Just tell us how to deal with those reporters and everything will be fine. You know who those reporters are. They are those people who are always negative, are misinformed, do not understand, and never get it right anyway. They take one or two isolated incidents and blow them totally out of proportion. Their only goal is to sell more newspapers.

Of course, were you to listen to those reporters, you might hear a different perspective. Just tell us how to deal with those child protection people and everything will be fine. You know who those child protection people are. They are those people who are always hiding behind confidentiality, have nothing more helpful to say than, “No comment,” and are covering up their mistakes and incompetence. They are only interested in putting in their time, collecting their paychecks, and covering their behinds. The public needs to know just how its tax dollars are being wasted.

If you believe this fairly characterizes the reporters you work with in your community, you have a huge public relations opportunity. Your challenge is to get your reporters to relate to you and your agency more positively, to be sure they are always well-informed, to help them understand, and to make it easy for them to get it right.

If this fairly characterizes how you and your agency are perceived by the reporters you work with in your community, you have still another public relations opportunity. Your challenge is to help them understand that, although the privacy rights of your clients are important and must be respected, there is information you can share and are many areas you can openly discuss. You do have a responsibility to inform the public and you take that responsibility seriously. The reporters and the public need to know that although you are not perfect, you seldom make significant mistakes. Agency staff, foster parents, and volunteers are well-trained and competent. The people associated with the agency are sincerely committed to the safety, permanence, and well-being of each child for whom they are responsible.

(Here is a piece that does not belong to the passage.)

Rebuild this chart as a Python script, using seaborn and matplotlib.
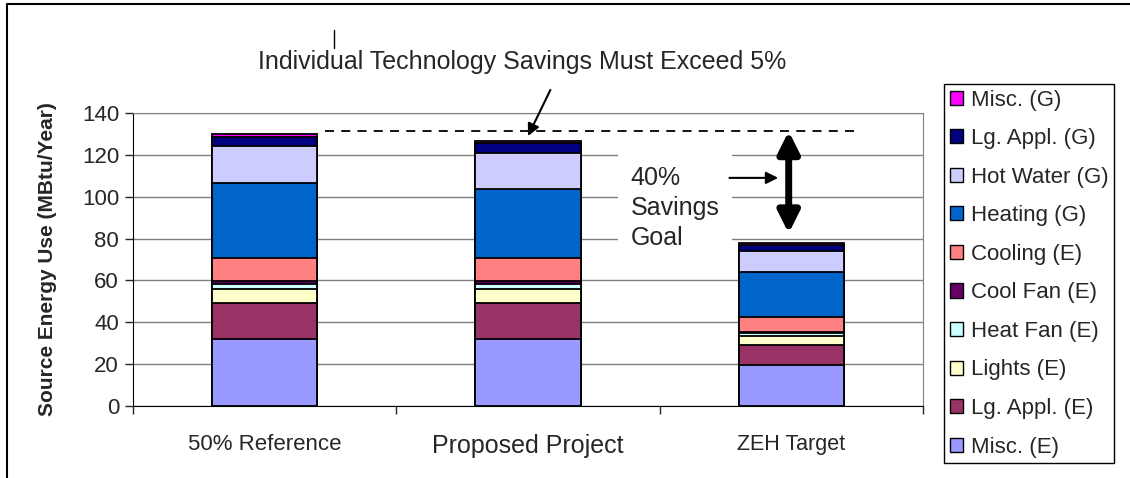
import numpy as np
import pandas as pd
import seaborn as sns
import matplotlib.pyplot as plt
from matplotlib.lines import Line2D
from matplotlib.patches import Patch

# bar categories
categories = ["50% Reference", "Proposed Project", "ZEH Target"]

# end uses, bottom to top (MBtu/Year)
misc_e = [32.0, 32.0, 19.5]
lg_appl_e = [17.0, 17.0, 9.5]
lights_e = [7.0, 7.0, 4.5]
heat_fan_e = [2.5, 2.5, 1.2]
cool_fan_e = [1.0, 1.0, 0.7]
cooling_e = [11.0, 11.0, 7.2]
heating_g = [36.0, 33.3, 21.3]
hot_water_g = [17.8, 17.2, 10.4]
lg_appl_g = [4.3, 4.5, 2.7]
misc_g = [1.2, 1.2, 1.0]

series_names = ["Misc. (E)", "Lg. Appl. (E)", "Lights (E)", "Heat Fan (E)", "Cool Fan (E)",
                "Cooling (E)", "Heating (G)", "Hot Water (G)", "Lg. Appl. (G)", "Misc. (G)"]
series_values = [misc_e, lg_appl_e, lights_e, heat_fan_e, cool_fan_e,
                 cooling_e, heating_g, hot_water_g, lg_appl_g, misc_g]
colors = ["#9999FF", "#993366", "#FFFFCC", "#CCFFFF", "#660066",
          "#FF8080", "#0066CC", "#CCCCFF", "#000080", "#FF00FF"]

y_ticks = [0, 20, 40, 60, 80, 100, 120, 140]
goal_line = 131.3

sns.set_style("white")
plt.rcParams["font.family"] = ["Liberation Sans", "DejaVu Sans"]

df = pd.DataFrame(dict(zip(series_names, series_values)), index=categories)
cum = df.cumsum(axis=1)

fig = plt.figure(figsize=(11.3, 4.78), dpi=100)
ax = fig.add_axes([133 / 1130, 1 - 406 / 478, (923 - 133) / 1130, (406 - 113) / 478])

# stacked bars: draw cumulative totals from top layer down
for name, color in reversed(list(zip(series_names, colors))):
    sns.barplot(x=categories, y=cum[name].values, order=categories, color=color,
                width=0.4, edgecolor="black", linewidth=1.3, saturation=1, ax=ax, zorder=3)

ax.set_xlim(-0.5, 2.5)
ax.set_ylim(0, 140)
ax.set_yticks(y_ticks)
ax.tick_params(axis="y", labelsize=16, length=6, width=1, direction="out", left=True, pad=4)
ax.set_xticks([0, 1, 2])
ax.set_xticklabels(categories)
for lab, size in zip(ax.get_xticklabels(), [16, 18, 15.5]):
    lab.set_fontsize(size)
ax.set_xticks([-0.5, 0.5, 1.5, 2.5], minor=True)
ax.tick_params(axis="x", which="major", length=0, pad=20)
ax.tick_params(axis="x", which="minor", length=6, width=1, direction="out", bottom=True)
ax.yaxis.grid(True, color="#808080", linewidth=1)
ax.set_axisbelow(True)
for side in ["top", "right"]:
    ax.spines[side].set_color("#808080")
for side in ["left", "bottom"]:
    ax.spines[side].set_color("black")
ax.set_xlabel("")
ax.set_ylabel("Source Energy Use (MBtu/Year)", fontsize=15, fontweight="bold", labelpad=18)

# goal line and annotations
ax.plot([0.23, 2.24], [goal_line, goal_line], color="black", linestyle=(0, (5, 4)),
        linewidth=1.3, zorder=4)
ax.annotate("", xy=(1.99, goal_line), xytext=(1.99, 82.5),
            arrowprops=dict(arrowstyle="<|-|>", color="black", lw=5, mutation_scale=32,
                            shrinkA=0, shrinkB=0), zorder=5)
ax.annotate("", xy=(1.95, 109), xytext=(1.765, 109),
            arrowprops=dict(arrowstyle="-|>", color="black", lw=1.5, mutation_scale=18,
                            shrinkA=0, shrinkB=0), zorder=5)
ax.text(1.39, 94.7, "40%\nSavings\nGoal", fontsize=18, ha="left", va="center",
        linespacing=1.3, zorder=4,
        bbox=dict(boxstyle="square,pad=0.5", facecolor="white", edgecolor="none"))
ax.annotate("", xy=(1.0, 129), xytext=(1.085, 151),
            arrowprops=dict(arrowstyle="-|>", color="black", lw=1.5, mutation_scale=18,
                            shrinkA=0, shrinkB=0), annotation_clip=False, zorder=5)
fig.text(522 / 1130, 1 - 62 / 478, "Individual Technology Savings Must Exceed 5%",
         fontsize=18, ha="center", va="center")

# stray tick and chart border
fig.add_artist(Line2D([334 / 1130, 334 / 1130], [1 - 30 / 478, 1 - 48 / 478],
                      color="black", linewidth=1))
fig.add_artist(Line2D([7 / 1130, 7 / 1130, 1.0], [0.0, 1 - 4 / 478, 1 - 4 / 478],
                      color="black", linewidth=1.5))

handles = [Patch(facecolor=c, edgecolor="black", linewidth=1, label=n)
           for n, c in zip(series_names, colors)][::-1]
leg = fig.legend(handles=handles, loc="upper left",
                 bbox_to_anchor=(944 / 1130, 1 - 84 / 478), fontsize=16,
                 frameon=True, fancybox=False, edgecolor="black", framealpha=1,
                 handlelength=0.6, handleheight=0.6, handletextpad=0.35,
                 labelspacing=0.79, borderpad=0.25, borderaxespad=0)
leg.get_frame().set_linewidth(1)

fig.savefig("out.png", dpi=100)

In most communities, the truth lies somewhere between the extremes. Child protection people are not completely comfortable with and trusting of reporters, and the reporters remain at least somewhat skeptical when dealing with the child protection people. Nonetheless, there is a significant level of mutual trust and good will. When the media arena expands to include a statewide or national perspective, though, the levels of mutual trust and good will so carefully cultivated at the community level are no longer possible.

Community level trust and good will are built on ongoing relationships, direct experience, and the need to work with each other tomorrow. At the state and national levels, there usually are no ongoing relationships and probably no relationships at all. The reporters and child protection people have no direct experience with each other and will never work with each other. Also, the issues are quite different.

At the community level, the story is typically about a specific case or situation. At other times, it may be about the perspective of an individual or advocacy group that is critical of the agency. Even in those cases, though, the criticism is ordinarily limited to specific, local points or issues. At the state and national levels, alternatively, the criticism is most always broad and sweeping. Further, the critics are usually legislators, high-level state or federal officials, or others several steps removed from the local community and the local child protection agency.

At first, it may seem that state and national stories are too far removed from you and your agency to warrant much attention. Unfortunately, they are not. Wire services and the electronic media can and do pick up these stories and people in your community are well aware of them. Even though the stories may not be specifically about your agency or foster families, the stories are usually so broad and inclusive that many if not most people in your community assume that they do, at least to some extent, apply to your agency, your staff, and your foster parents. Through this very human process of generalization, the state or national story becomes local, whether it is true in your community or not.

Consider each of the following headlines. If it is a state level story, assume that it is referring to your state. Your local reporter calls you and tells you that the story came over the wire. She then reads the headline to you and asks you to comment.

For each headline, develop a one sentence response. That will be the quote from you that the reporter uses in her story. The lead for the reporter’s story about the first headline might be:

A senior official in The Ohio Department of Job and Family Services says, “The system is broken,” referring to Ohio’s child protection system. Patti-Jo Burtnett, Spokesperson for Lorain County Children Services, disagrees…”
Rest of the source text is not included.